At first, the travails of the chief of Istanbul's Iski municipal water company seemed a low- key distraction for society pages usually devoted to the gold-spangled weddings, night-clubbing and conspicuous consumption of the nouveau riche elite. Turks have also become accustomed, since Ottoman times, to tales of corruption and intrigue. But the Goknel affair may show that there is a limit, and the media are in full cry for change.

The story began when Mr Goknel, a gregarious figure in his fifties, ditched his spouse to marry a secretary 29 years his junior. To placate his angry wife, he paid her pounds 500,000 in cash and gave her a house and car. But it was not enough. She spilt the beans, pointing out that there could be no legitimate source for the money. She accused him of accepting all kinds of kickbacks, prompting the mayor who gave him his job, Nurettin Sozen, to sack him while he was on honeymoon in East Asia. Mr Goknel responded by accusing everybody of being in it with him, right up to the leader of his Social Democratic Populist Party, Erdal Inonu, who is also Deputy Prime Minister.

The fraud squad moved in, finding papers in Mr Goknel's flat that allegedly implied systematic extortion from municipal contractors and, apparently, regular 'salaries' for a Social Democrat minister and 29 journalists.

There was more to come.
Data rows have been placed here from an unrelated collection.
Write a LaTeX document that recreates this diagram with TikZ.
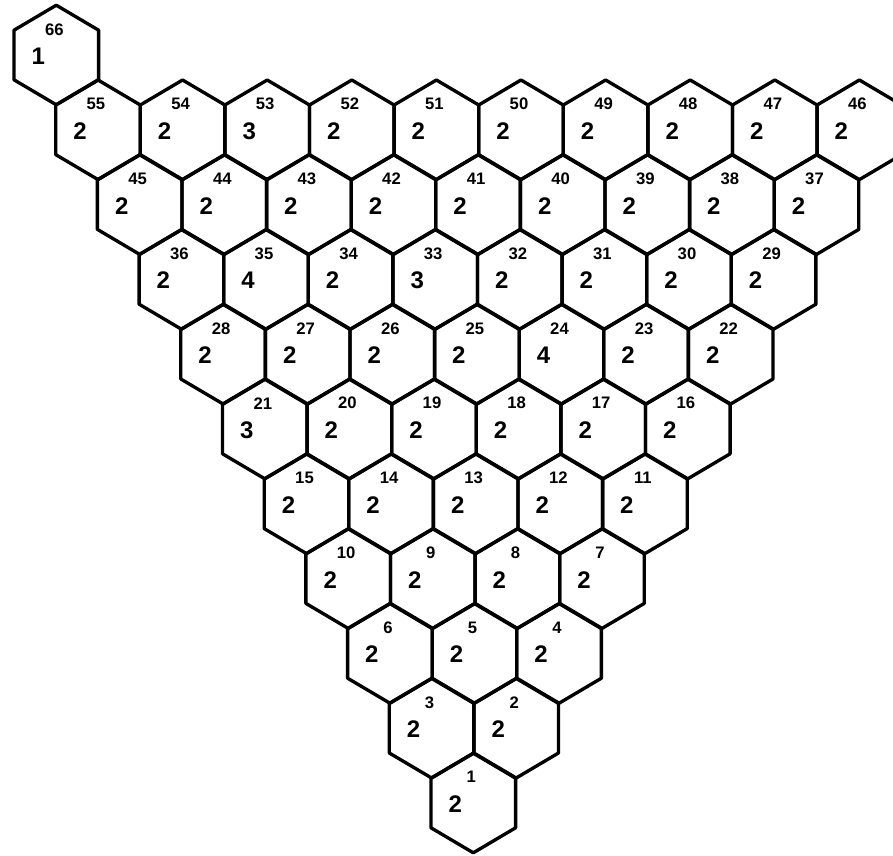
\documentclass[tikz,border=0pt]{standalone}
\usepackage{fontspec}
\setmainfont{Liberation Sans}
\begin{document}
\begin{tikzpicture}[x=0.75pt,y=-0.75pt,
  hexline/.style={line width=2.5pt, line join=round},
  idx/.style={font=\bfseries\fontsize{12.5}{12.5}\selectfont, inner sep=0pt},
  val/.style={font=\bfseries\fontsize{18}{18}\selectfont, inner sep=0pt}]
\useasboundingbox (0,0) rectangle (893,856);
\clip (0,0) rectangle (893,856);
\foreach \r in {0,...,9} {
  \pgfmathtruncatemacro\m{10-\r}
  \pgfmathtruncatemacro\kmax{\m-1}
  \foreach \k in {0,...,\kmax} {
    \pgfmathtruncatemacro\n{\m*(\m+1)/2-\k}
    \pgfmathsetmacro\cx{98+41.7*\r+84.6*\k}
    \pgfmathsetmacro\cy{130+74.8*\r}
    \pgfmathtruncatemacro\v{2+(\n==21)+2*(\n==24)+(\n==33)+2*(\n==35)+(\n==53)}
    \coordinate (h\n) at (\cx,\cy);
    \draw[hexline] (h\n) ++(0,-50) -- ++(42.3,25) -- ++(0,49.6) -- ++(-42.3,25) -- ++(-42.3,-25) -- ++(0,-49.6) -- cycle;
    \node[idx] (n\n) at ([shift={(-2,-26)}]h\n) {\n};
    \node[val] (v\n) at ([shift={(-18,1)}]h\n) {\v};
  }
}
\coordinate (h66) at (56.3,55.2);
\draw[hexline] (h66) ++(0,-50) -- ++(42.3,25) -- ++(0,49.6) -- ++(-42.3,25) -- ++(-42.3,-25) -- ++(0,-49.6) -- cycle;
\node[idx] (n66) at ([shift={(-2,-25)}]h66) {66};
\node[val] (v66) at ([shift={(-18,1)}]h66) {1};
\end{tikzpicture}
\end{document}
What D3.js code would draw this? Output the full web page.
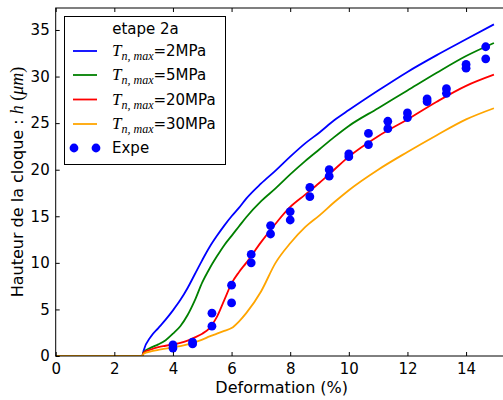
<!DOCTYPE html>
<html>
<head>
<meta charset="utf-8">
<script src="https://cdn.jsdelivr.net/npm/d3@7"></script>
<style>
  html, body { margin: 0; padding: 0; background: #fff; }
  svg { display: block; }
  text { font-family: "DejaVu Sans", sans-serif; fill: #000; }
</style>
</head>
<body>
<svg id="chart" width="503" height="400"></svg>
<script>
// ---- data ----
const strain = [0, 2.95, 3, 3.25, 3.5, 3.75, 4, 4.25, 4.5, 4.75, 5, 5.25, 5.5, 5.75, 6, 6.25, 6.5, 7, 7.5, 8, 8.5, 9, 9.5, 10, 11, 12, 13, 14, 14.95];
const h2MPa  = [0, 0, 0.6, 2.1, 3.0, 3.9, 4.9, 6.0, 7.3, 8.8, 10.3, 11.7, 12.9, 14.0, 15.0, 15.9, 16.9, 18.5, 19.9, 21.4, 22.8, 24.0, 25.3, 26.4, 28.5, 30.5, 32.3, 34.0, 35.6];
const h5MPa  = [0, 0, 0.4, 0.9, 1.25, 1.7, 2.4, 3.2, 4.4, 6.0, 7.9, 9.4, 10.7, 11.9, 12.9, 13.9, 14.9, 16.6, 18.0, 19.5, 20.9, 22.2, 23.5, 24.7, 26.6, 28.5, 30.4, 32.2, 33.6];
const h20MPa = [0, 0, 0.35, 0.7, 0.95, 1.1, 1.25, 1.4, 1.65, 2.0, 2.4, 3.0, 4.2, 6.0, 7.8, 9.0, 10.0, 12.2, 14.2, 16.0, 17.3, 18.6, 20.0, 21.4, 23.6, 25.4, 27.3, 29.0, 30.2];
const h30MPa = [0, 0, 0.25, 0.5, 0.65, 0.8, 0.93, 1.05, 1.25, 1.5, 1.75, 2.1, 2.4, 2.7, 3.0, 3.7, 4.6, 6.9, 10.0, 12.1, 13.8, 15.1, 16.5, 17.8, 20.0, 21.9, 23.7, 25.4, 26.6];

const expeStrain = [4, 4, 4.67, 4.67, 5.33, 5.33, 6, 6, 6.67, 6.67, 7.33, 7.33, 8, 8, 8.67, 8.67, 9.33, 9.33, 10, 10, 10.67, 10.67, 11.33, 11.33, 12, 12, 12.67, 12.67, 13.33, 13.33, 14, 14, 14.67, 14.67];
const expeH      = [1.2, 0.85, 1.5, 1.3, 4.6, 3.2, 7.6, 5.7, 10.9, 10.0, 14.0, 13.1, 15.5, 14.6, 18.1, 17.1, 20.0, 19.3, 21.7, 21.4, 23.9, 22.7, 25.2, 24.4, 26.1, 25.6, 27.6, 27.3, 28.7, 28.2, 31.3, 30.9, 33.2, 31.9];

const seriesNames = ["2MPa", "5MPa", "20MPa", "30MPa"];
const seriesColors = ["#0000ff", "#008000", "#ff0000", "#ffa500"];
const seriesValues = [h2MPa, h5MPa, h20MPa, h30MPa];

const xTicks = [0, 2, 4, 6, 8, 10, 12, 14];
const yTicks = [0, 5, 10, 15, 20, 25, 30, 35];
const legendTitle = "etape 2a";
const xLabel = "Deformation (%)";

// ---- layout ----
const svg = d3.select("#chart");
const L = 55.7, R = 507.7, T = 8, B = 356;
const x = d3.scaleLinear().domain([0, 15.42]).range([L, R]);
const y = d3.scaleLinear().domain([0, 37.36]).range([B, T]);

svg.append("defs").append("clipPath").attr("id", "plotclip")
  .append("rect").attr("x", L).attr("y", T).attr("width", R - L).attr("height", B - T);

const plot = svg.append("g").attr("clip-path", "url(#plotclip)");

const line = d3.line().x(d => x(d[0])).y(d => y(d[1])).curve(d3.curveMonotoneX);
seriesValues.forEach((vals, i) => {
  plot.append("path")
    .attr("d", line(strain.map((s, j) => [s, vals[j]])))
    .attr("fill", "none")
    .attr("stroke", seriesColors[i])
    .attr("stroke-width", 1.8)
    .attr("stroke-linejoin", "round");
});

plot.selectAll("circle.expe").data(expeStrain.map((s, i) => [s, expeH[i]]))
  .enter().append("circle")
  .attr("class", "expe")
  .attr("cx", d => x(d[0])).attr("cy", d => y(d[1]))
  .attr("r", 4.4).attr("fill", "#0000ff");

// ---- axes (ticks inward, on all sides) ----
const tickLen = 4;
const axB = d3.axisBottom(x).tickValues(xTicks).tickSizeInner(-tickLen).tickSizeOuter(0).tickPadding(7).tickFormat(d3.format("d"));
const axT = d3.axisTop(x).tickValues(xTicks).tickSizeInner(-tickLen).tickSizeOuter(0).tickFormat("");
const axL = d3.axisLeft(y).tickValues(yTicks).tickSizeInner(-tickLen).tickSizeOuter(0).tickPadding(6).tickFormat(d3.format("d"));
const axR = d3.axisRight(y).tickValues(yTicks).tickSizeInner(-tickLen).tickSizeOuter(0).tickFormat("");

function styleAxis(g) {
  g.select(".domain").remove();
  g.selectAll("line").attr("stroke", "#000").attr("stroke-width", 1);
  g.selectAll("text").style("font-size", "15px").style("font-family", "DejaVu Sans, sans-serif");
}
svg.append("g").attr("transform", `translate(0,${B})`).call(axB).call(styleAxis);
svg.append("g").attr("transform", `translate(0,${T})`).call(axT).call(styleAxis);
svg.append("g").attr("transform", `translate(${L},0)`).call(axL).call(styleAxis);
svg.append("g").attr("transform", `translate(${R},0)`).call(axR).call(styleAxis);

// frame
svg.append("rect").attr("x", L).attr("y", T).attr("width", R - L).attr("height", B - T)
  .attr("fill", "none").attr("stroke", "#000").attr("stroke-width", 1);

// axis titles
svg.append("text").attr("x", (L + R) / 2).attr("y", 393)
  .attr("text-anchor", "middle").style("font-size", "16px").text(xLabel);

const yl = svg.append("text")
  .attr("transform", `translate(23,${(T + B) / 2}) rotate(-90)`)
  .attr("text-anchor", "middle").style("font-size", "16px");
yl.append("tspan").text("Hauteur de la cloque : ");
yl.append("tspan").style("font-family", "Liberation Serif, serif").style("font-style", "italic").style("font-size", "18px").text("h");
yl.append("tspan").style("font-family", "Liberation Serif, serif").style("font-size", "18px").text(" (");
yl.append("tspan").style("font-family", "Liberation Serif, serif").style("font-style", "italic").style("font-size", "18px").text("μm");
yl.append("tspan").style("font-family", "Liberation Serif, serif").style("font-size", "18px").text(")");

// ---- legend ----
const lg = svg.append("g");
const bx = 64, by = 16, bw = 161, bh = 148;
lg.append("rect").attr("x", bx + 0.5).attr("y", by + 0.5).attr("width", bw).attr("height", bh)
  .attr("fill", "#fff").attr("stroke", "#000").attr("stroke-width", 1);
lg.append("text").attr("x", bx + bw / 2 + 1).attr("y", 34).attr("text-anchor", "middle")
  .style("font-size", "15px").text(legendTitle);

const rowY = [51, 75, 99.5, 124];
seriesNames.forEach((name, i) => {
  const cy = rowY[i];
  lg.append("line").attr("x1", 73).attr("x2", 97).attr("y1", cy).attr("y2", cy)
    .attr("stroke", seriesColors[i]).attr("stroke-width", 1.8);
  const t = lg.append("text").attr("x", 112).attr("y", cy + 5).style("font-size", "15px");
  t.append("tspan").style("font-family", "Liberation Serif, serif").style("font-style", "italic").style("font-size", "17px").text("T");
  t.append("tspan").attr("dy", 4).style("font-family", "Liberation Serif, serif").style("font-style", "italic").style("font-size", "12px").text("n, max");
  t.append("tspan").attr("dy", -4).text("=" + name);
});
const ey = 148;
[74, 96].forEach(cx => {
  lg.append("circle").attr("cx", cx).attr("cy", ey).attr("r", 4.4).attr("fill", "#0000ff");
});
lg.append("text").attr("x", 112).attr("y", ey + 5).style("font-size", "15px").text("Expe");
</script>
</body>
</html>
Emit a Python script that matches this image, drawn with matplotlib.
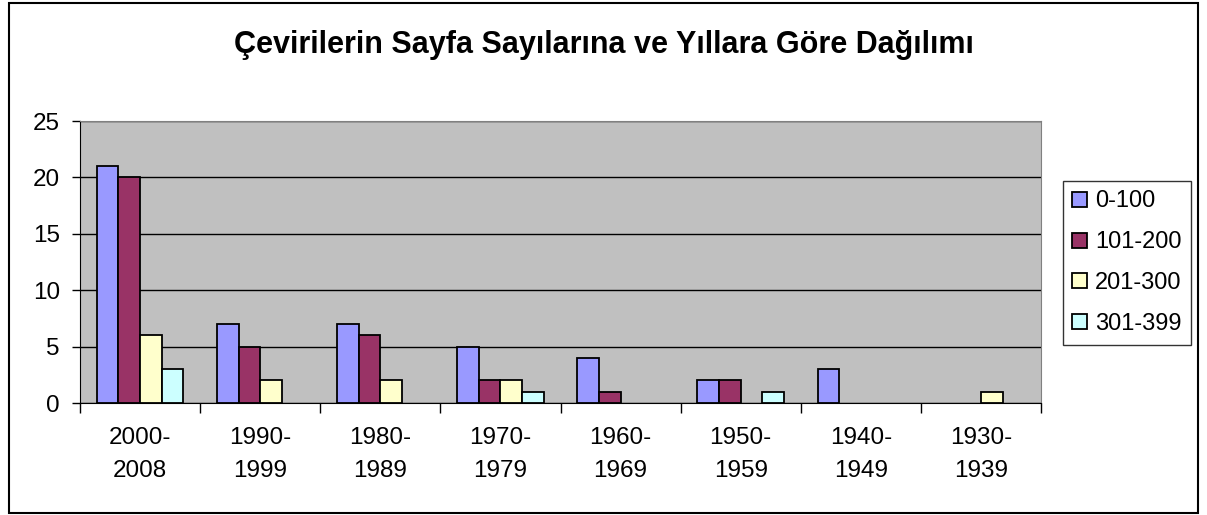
import numpy as np
import matplotlib.pyplot as plt
from matplotlib.patches import Rectangle

plt.rcParams['font.family'] = ['Liberation Sans', 'DejaVu Sans']

# data
periods = ['2000-\n2008', '1990-\n1999', '1980-\n1989', '1970-\n1979',
           '1960-\n1969', '1950-\n1959', '1940-\n1949', '1930-\n1939']
series_names = ['0-100', '101-200', '201-300', '301-399']
pages_0_100 = [21, 7, 7, 5, 4, 2, 3, 0]
pages_101_200 = [20, 5, 6, 2, 1, 2, 0, 0]
pages_201_300 = [6, 2, 2, 2, 0, 0, 0, 1]
pages_301_399 = [3, 0, 0, 1, 0, 1, 0, 0]
colors = ['#9999FF', '#993366', '#FFFFCC', '#CCFFFF']

W, H = 1207, 515
fig = plt.figure(figsize=(W / 100, H / 100), dpi=100)
fig.patches.append(Rectangle((9 / W, 2 / H), 1189 / W, 510 / H, transform=fig.transFigure,
                             fill=False, edgecolor='black', linewidth=1.5))

ax = fig.add_axes([80 / W, (H - 403) / H, 961 / W, 282 / H])
ax.set_facecolor('#C0C0C0')

x = np.arange(len(periods))
width = 0.18
all_series = [pages_0_100, pages_101_200, pages_201_300, pages_301_399]
handles = []
for i, (vals, name, col) in enumerate(zip(all_series, series_names, colors)):
    vals = np.array(vals)
    keep = vals > 0
    b = ax.bar(x[keep] + (i - 1.5) * width, vals[keep], width, color=col,
               edgecolor='black', linewidth=1.3, label=name, zorder=3)
    handles.append(b)

ax.set_xlim(-0.5, len(periods) - 0.5)
ax.set_ylim(0, 25)
ax.set_yticks(range(0, 26, 5))
ax.yaxis.grid(True, color='black', linewidth=1, zorder=1)
ax.set_axisbelow(True)

ax.set_xticks(np.arange(len(periods) + 1) - 0.5, minor=False)
ax.set_xticklabels([])
ax.set_xticks(x, minor=True)
ax.set_xticklabels(periods, minor=True, fontsize=17.5, linespacing=1.65)
ax.tick_params(axis='x', which='major', length=7, width=1, direction='out')
ax.tick_params(axis='x', which='minor', length=0, pad=17.5)
ax.tick_params(axis='y', length=6, width=1, direction='out', labelsize=17.5, pad=8.5)

for s in ['top', 'right']:
    ax.spines[s].set_color('#808080')
for s in ['left', 'bottom']:
    ax.spines[s].set_color('black')

fig.text(604 / W, 1 - 45 / H, 'Çevirilerin Sayfa Sayılarına ve Yıllara Göre Dağılımı',
         ha='center', va='center', fontsize=22, fontweight='bold')

leg = fig.legend(handles=handles, labels=series_names, loc='upper left',
                 bbox_to_anchor=(1063 / W, 1 - 181 / H), fontsize=17,
                 handlelength=0.6, handleheight=0.6, handletextpad=0.36,
                 labelspacing=0.8, borderpad=0.4, borderaxespad=0, frameon=True,
                 fancybox=False, edgecolor='black')
leg.get_frame().set_linewidth(1)

fig.savefig('out.png', dpi=100)
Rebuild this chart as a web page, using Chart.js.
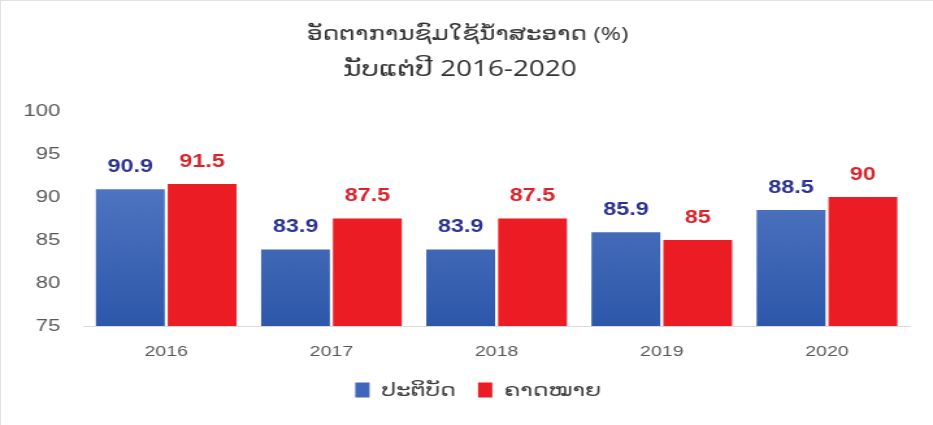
<!DOCTYPE html>
<html>
<head>
<meta charset="utf-8">
<script src="https://cdn.jsdelivr.net/npm/chart.js@4.4.1/dist/chart.umd.min.js"></script>
<style>
  html, body { margin: 0; padding: 0; background: #fff; }
  #frame { position: relative; width: 933px; height: 425px; overflow: hidden; background: #fff; }
  /* the chart is drawn on a narrower canvas and widened to the frame */
  #c { position: absolute; left: 0; top: 0; transform: scaleX(1.2994); transform-origin: 0 0; }
  #edge { position: absolute; left: 0; top: 0; right: 0; bottom: 0; box-sizing: border-box;
          border-top: 1px solid #e2e2e2; border-left: 1px solid #e2e2e2; pointer-events: none; }
</style>
</head>
<body>
<div id="frame">
  <canvas id="c" width="718" height="425"></canvas>
  <div id="edge"></div>
</div>
<script>
// Clean water usage rate, actual vs target, 2016-2020
const years = ['2016', '2017', '2018', '2019', '2020'];
const actual = [90.9, 83.9, 83.9, 85.9, 88.5];
const target = [91.5, 87.5, 87.5, 85, 90];
const seriesNames = ['ປະຕິບັດ', 'ຄາດໝາຍ'];
const titleLines = ['ອັດຕາການຊົມໃຊ້ນ້ຳສະອາດ (%)', 'ນັບແຕ່ປີ 2016-2020'];
const yTicks = [75, 80, 85, 90, 95, 100];

const SANS = "'Liberation Sans', 'DejaVu Sans', Arial, sans-serif";
const LAO = "'Open Sans', 'DejaVu Sans', sans-serif";
const seriesFills = ['#3f66b8', '#ec1c24'];
const labelColors = ['#2b3190', '#d9232a'];

function blueFill(ctx) {
  const chart = ctx.chart;
  const area = chart.chartArea;
  if (!area) return seriesFills[0];
  const g = chart.ctx.createLinearGradient(0, area.top, 0, area.bottom);
  g.addColorStop(0, '#6085cb');
  g.addColorStop(1, '#2d57aa');
  return g;
}

// Two-line heading above the plot
const heading = {
  id: 'heading',
  afterDraw(chart) {
    const c = chart.ctx;
    const cx = chart.width / 2 + 1;
    c.save();
    c.fillStyle = '#333333';
    c.textAlign = 'center';
    c.textBaseline = 'middle';
    c.font = '19px ' + LAO;
    c.fillText(titleLines[0], cx, 35);
    c.font = '21.5px ' + LAO;
    c.fillText(titleLines[1], cx - 6, 70);
    c.restore();
  }
};

// Value labels above each bar
const valueLabels = {
  id: 'valueLabels',
  afterDatasetsDraw(chart) {
    const c = chart.ctx;
    c.save();
    c.font = 'bold 18px ' + SANS;
    c.textAlign = 'center';
    c.textBaseline = 'middle';
    chart.data.datasets.forEach((ds, i) => {
      const meta = chart.getDatasetMeta(i);
      c.fillStyle = labelColors[i];
      meta.data.forEach((bar, j) => {
        c.fillText(String(ds.data[j]), bar.x, bar.y - 22);
      });
    });
    c.restore();
  }
};

// Legend row under the axis
const legendRow = {
  id: 'legendRow',
  afterDraw(chart) {
    const c = chart.ctx;
    const box = { w: 11, h: 15 }, textGap = 9, itemGap = 17, y = 390;
    c.save();
    c.font = '18px ' + LAO;
    c.textBaseline = 'middle';
    const widths = seriesNames.map(t => c.measureText(t).width);
    const total = widths.reduce((a, w) => a + box.w + textGap + w, 0) + itemGap * (seriesNames.length - 1);
    let x = chart.width / 2 + 9 - total / 2;
    seriesNames.forEach((t, i) => {
      c.fillStyle = seriesFills[i];
      c.fillRect(x, y - box.h / 2, box.w, box.h);
      x += box.w + textGap;
      c.fillStyle = '#3b3b3b';
      c.textAlign = 'left';
      c.fillText(t, x, y + 1);
      x += widths[i] + itemGap;
    });
    c.restore();
  }
};

new Chart(document.getElementById('c'), {
  type: 'bar',
  data: {
    labels: years,
    datasets: [
      { label: seriesNames[0], data: actual, backgroundColor: blueFill, borderWidth: 0,
        categoryPercentage: 0.87, barPercentage: 0.958 },
      { label: seriesNames[1], data: target, backgroundColor: seriesFills[1], borderWidth: 0,
        categoryPercentage: 0.87, barPercentage: 0.958 }
    ]
  },
  options: {
    responsive: false,
    animation: false,
    events: [],
    layout: { padding: { left: 0, right: 18, top: 111, bottom: 47 } },
    plugins: {
      title: { display: false },
      legend: { display: false },
      tooltip: { enabled: false }
    },
    scales: {
      x: {
        grid: { display: false, drawTicks: false },
        border: { display: true, color: '#d9d9d9', width: 1 },
        ticks: { color: '#595959', font: { family: SANS, size: 15 }, padding: 17 }
      },
      y: {
        min: 75, max: 100,
        afterBuildTicks(axis) { axis.ticks = yTicks.map(v => ({ value: v })); },
        grid: { display: false, drawTicks: false },
        border: { display: false },
        ticks: { color: '#595959', font: { family: SANS, size: 17 }, padding: 18 }
      }
    }
  },
  plugins: [valueLabels, heading, legendRow]
});
</script>
</body>
</html>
Newspapers were soon publishing police tapes of conversations in which one of Mr Goknel's sons accused his father of stealing 'the camel and its load . . . he never gave us anything. Once he brought some trousers from Europe, but he even wanted the money for them.'

Gungor Mengi, of the daily Sabah, said: 'If there is corruption, there cannot be justice . . . In societies where corruption has become a semi-official tax, why is there terrorism and torture? . . . (because) it's all part of the same dirty circle.'

Corruption is rampant in the Istanbul municipality. The Bosporus is supposed to be a protected area of natural beauty, but somehow the banks of the entire strait are turning into an elongated Hong Kong of concrete.

In Turkey, however, things are often not what they seem. Corruption is usually only a matter of smoothing one's path, adding an overall cost of just 2 per cent, according to one big importer. And ironically, some payments asked for by Mr Goknel seem to have been made to charities doing work the municipality itself did not have the money to do. Others were made to support the Social Democrat party as business donations.

The Prime Minister, Tansu Ciller, has promised a clean-up, saying 'the belief that bribery and corruption is widespread in Turkey is rightly entrenched in the minds of the Turkish people'. Mrs Ciller should know. It is an open secret that the press is building up files on her and her ex-banker husband relating to property speculation and a bank collapse in the 1980s. The propriety of these dealings is still winding its way through the Turkish judicial system.

The one sure loser is Mrs Goknel. She will have to surrender a big chunk of her ill-gotten alimony to the Treasury, which has discovered that she is liable for capital transfer tax.